No início da pandemia, a Daniella me mandou um lote de máscaras, cada uma com uma estampa diferente. Tudo higienizado, esterilizado, bem embaladinho.
O uso ainda não era obrigatório, mas quis logo estrear as minhas – em especial uma, perfeita para o passeio com os cachorros, porque tinha desenhos de patas caninas.
A Daniella me conhece razoavelmente, mas devia ter se esquecido do meu perfil. Não o psicológico – o perfil literal mesmo. O narigão.
As máscaras eram do tipo peleja: se cobriam o nariz, descobriam a boca, e vice-versa. Sabe vestido de periguete? Aquele padrão.
Sob pena de parecer neurótico ou obsessivo, passei a usar duas máscaras – uma cobrindo o narigão e parte do lábio superior; outra, a boca e parte do queixo. Funcionou bem, considerando que eu não ia mesmo conversar com ninguém e respiração não chega a ser uma necessidade básica.
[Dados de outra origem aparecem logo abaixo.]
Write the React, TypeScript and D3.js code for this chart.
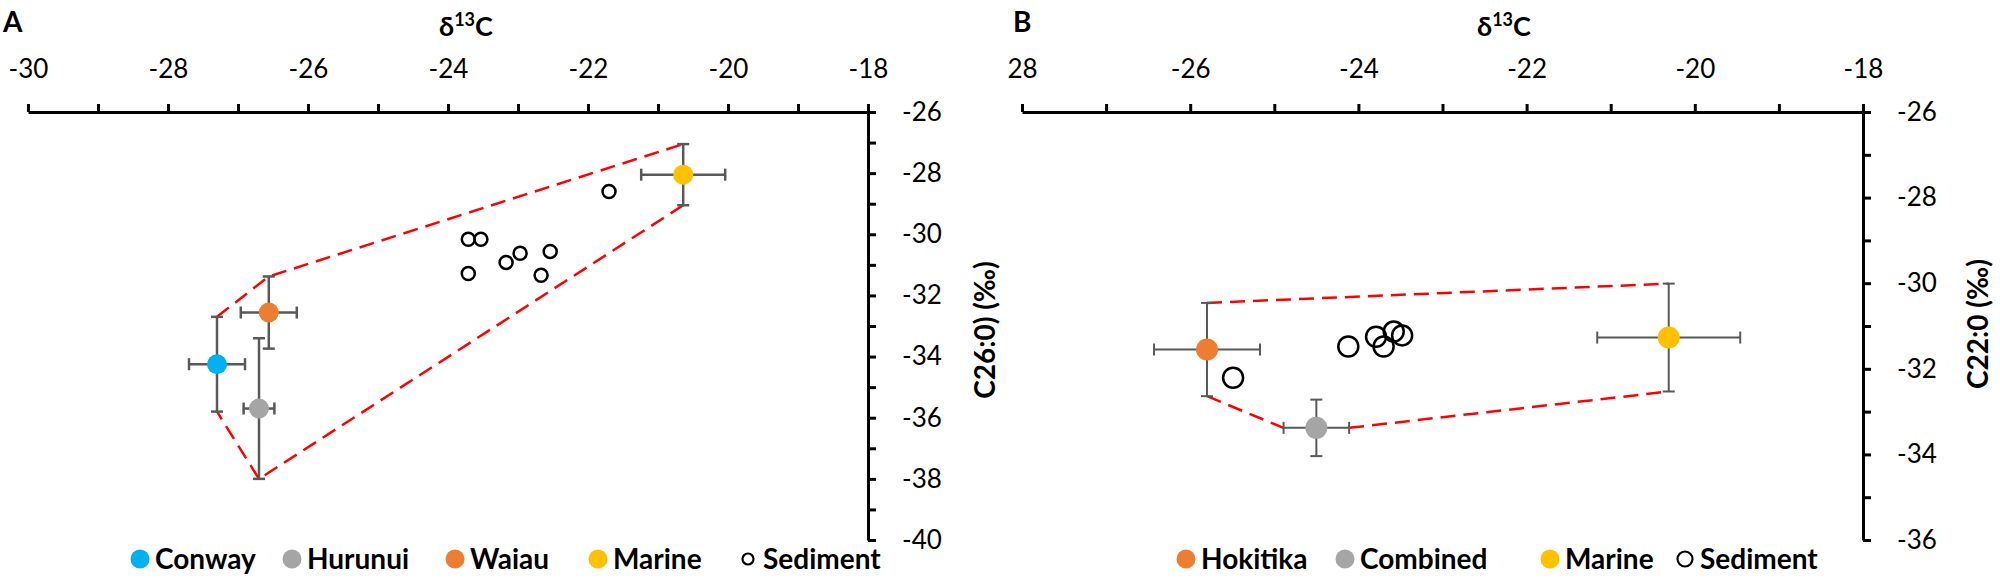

Consultei sobre modelos maiores. Claro que havia! E me chegou nova remessa, com máscaras de tamanho mais generoso.
Mas para um nariz como o meu, generosidade não basta. É preciso desperdício.
As pautas identitárias conseguiram que houvesse poltronas mais largas nos cinemas, teatros, auditórios e aviões, para acomodar pessoas com sobrepeso. Lojas passaram a disponibilizar roupas de modelagem compatível com índices de massa corporal pra lá de 30. Mas ninguém pensou nos portadores de nariz pluçaize.
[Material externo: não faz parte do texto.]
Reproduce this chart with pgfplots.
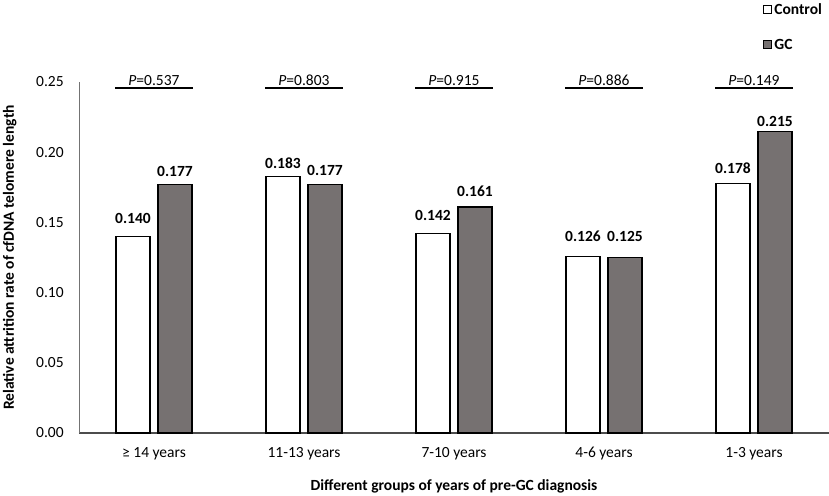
\documentclass[border=0pt]{standalone}
\usepackage{fontspec}
\setmainfont{Carlito}
\usepackage{pgfplots}
\usepackage{pgfplotstable}
\pgfplotsset{compat=1.18}
\definecolor{gcgray}{RGB}{118,113,113}
\newcommand{\fs}{\fontsize{15.5}{18}\selectfont}
\pgfplotstableread{
x y gap
0 0.140 13
1 0.183 8
2 0.142 13
3 0.126 15
4 0.178 10
}\control
\pgfplotstableread{
x y gap
0 0.177 8
1 0.177 9
2 0.161 10
3 0.125 16
4 0.215 5
}\gc
\begin{document}
\begin{tikzpicture}
\begin{axis}[
  name=ax,
  scale only axis, width=750pt, height=351pt,
  xmin=-0.5, xmax=4.5, ymin=0, ymax=0.25,
  clip=false,
  ybar, bar width=0.227,
  axis lines=left, axis line style={-},
  x axis line style={black!70, line width=1.1pt},
  y axis line style={black!55, line width=0.8pt},
  tick style={draw=none},
  xtick={0,1,2,3,4},
  xticklabels={{≥ 14 years},{11-13 years},{7-10 years},{4-6 years},{1-3 years}},
  ytick={0,0.05,0.10,0.15,0.20,0.25},
  /pgf/number format/assume math mode=true,
  yticklabel={\pgfmathprintnumber[fixed,precision=2,zerofill]{\tick}},
  yticklabel style={font=\fs, inner sep=0pt, anchor=east, xshift=-13pt},
  xticklabel style={font=\fs, inner sep=0pt, anchor=north, yshift=-12pt},
  xlabel={Different groups of years of pre-GC diagnosis},
  xlabel style={font=\fs\bfseries, at={(axis description cs:0.5,0)}, anchor=base, yshift=-57pt},
  ylabel={Relative attrition rate of cfDNA telomere length},
  ylabel style={font=\fs\bfseries, at={(axis description cs:-0.0867,0.5)}, anchor=base, rotate=0},
  legend style={draw=none, fill=none, inner sep=0pt, outer sep=0pt,
    at={(rel axis cs:0.912,1.222)}, anchor=north west, row sep=25pt,
    font=\fs\bfseries, nodes={inner sep=0pt, text height=10pt, text depth=0pt}},
  legend cell align=left,
  barlbl/.style={visualization depends on={\thisrow{gap} \as \lblgap},
    nodes near coords={\pgfmathprintnumber[fixed,precision=3,zerofill]{\pgfplotspointmeta}},
    nodes near coords style={font=\fs\bfseries, anchor=base, inner sep=0pt, yshift=\lblgap pt}},
]
\addplot[bar shift=-0.14, barlbl, draw=black, line width=1.1pt, fill=white,
  legend image code/.code={\draw[draw=black, line width=0.8pt, fill=white] (0pt,-4pt) rectangle (8pt,4pt);}]
  table[x=x, y=y] {\control};
\addlegendentry{\,Control}
\addplot[bar shift=0.14, barlbl, draw=black, line width=1.1pt, fill=gcgray,
  legend image code/.code={\draw[draw=black, line width=0.8pt, fill=gcgray] (0pt,-4pt) rectangle (8pt,4pt);}]
  table[x=x, y=y] {\gc};
\addlegendentry{\,GC}
\addplot[sharp plot, black, line width=2pt, forget plot] coordinates {(-0.257,0.2457) (0.257,0.2457)}
  node[pos=0.5, anchor=base, yshift=3pt, font=\fs] {\textit{P}=0.537};
\addplot[sharp plot, black, line width=2pt, forget plot] coordinates {(0.743,0.2457) (1.257,0.2457)}
  node[pos=0.5, anchor=base, yshift=3pt, font=\fs] {\textit{P}=0.803};
\addplot[sharp plot, black, line width=2pt, forget plot] coordinates {(1.743,0.2457) (2.257,0.2457)}
  node[pos=0.5, anchor=base, yshift=3pt, font=\fs] {\textit{P}=0.915};
\addplot[sharp plot, black, line width=2pt, forget plot] coordinates {(2.743,0.2457) (3.257,0.2457)}
  node[pos=0.5, anchor=base, yshift=3pt, font=\fs] {\textit{P}=0.886};
\addplot[sharp plot, black, line width=2pt, forget plot] coordinates {(3.743,0.2457) (4.257,0.2457)}
  node[pos=0.5, anchor=base, yshift=3pt, font=\fs] {\textit{P}=0.149};
\end{axis}
\pgfresetboundingbox
\path[use as bounding box] ([shift={(-79pt,-62pt)}]ax.south west) rectangle ([shift={(750pt,433pt)}]ax.south west);
\end{tikzpicture}
\end{document}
Não há óculos cujas pontes não nos cavem uma vala horizontal no ponto de apoio. Não há armação com plaquetas afastadas o bastante para nossa envergadura nasal. Vale para óculos de grau, vale para os de natação. Conhece algum narigudo campeão de 800 metros cráu? Nem eu. Quando você se sentir profundamente frustrado, lembre-se do narigudo que tentou mergulhar de esnórquel.
Não há boné com aba de 20 cm. Não se vende Rinossoro em embalagem de 500 ml.
O pior é que nem somos uma minoria tão desprezível assim. Juca Chaves, Jean Paul Belmondo, Javier Bardem, Luciano Huck, Gerard Depardieu. Para não falar em Maria Bethânia, Maria Callas, Barbra Streisand e a bruxa da Branca de Neve.
Para não incomodar de novo a Daniella, acabei comprando mais algumas máscaras numa loja de artigos hospitalares. Antes, sondei quem estava fabricando máscaras caseiras (sempre é bom dar preferência ao pequeno empreendedor), mas ninguém produzia no tamanho Extra GGG Ultra Plus. O moço da loja disse que aquelas eram “oficiais”, do tipo seguro Golden Platinum, com cobertura total. Quebrei a cara.
Fabricantes de máscaras, óculos, burcas, esnórqueis, vaporizadores: pensem em nós. Claro que o gasto de material vai ser muito maior, mas somos um mercado consumidor disposto a pagar mais caro por um produto adequado à nossa pujança nasal. Se não se adaptarem – como fizeram as indústrias de cosméticos para pele negra, de biquínis manequim 54 ou de tesouras para canhotos – é porque vocês não enxergam um palmo adiante do nariz.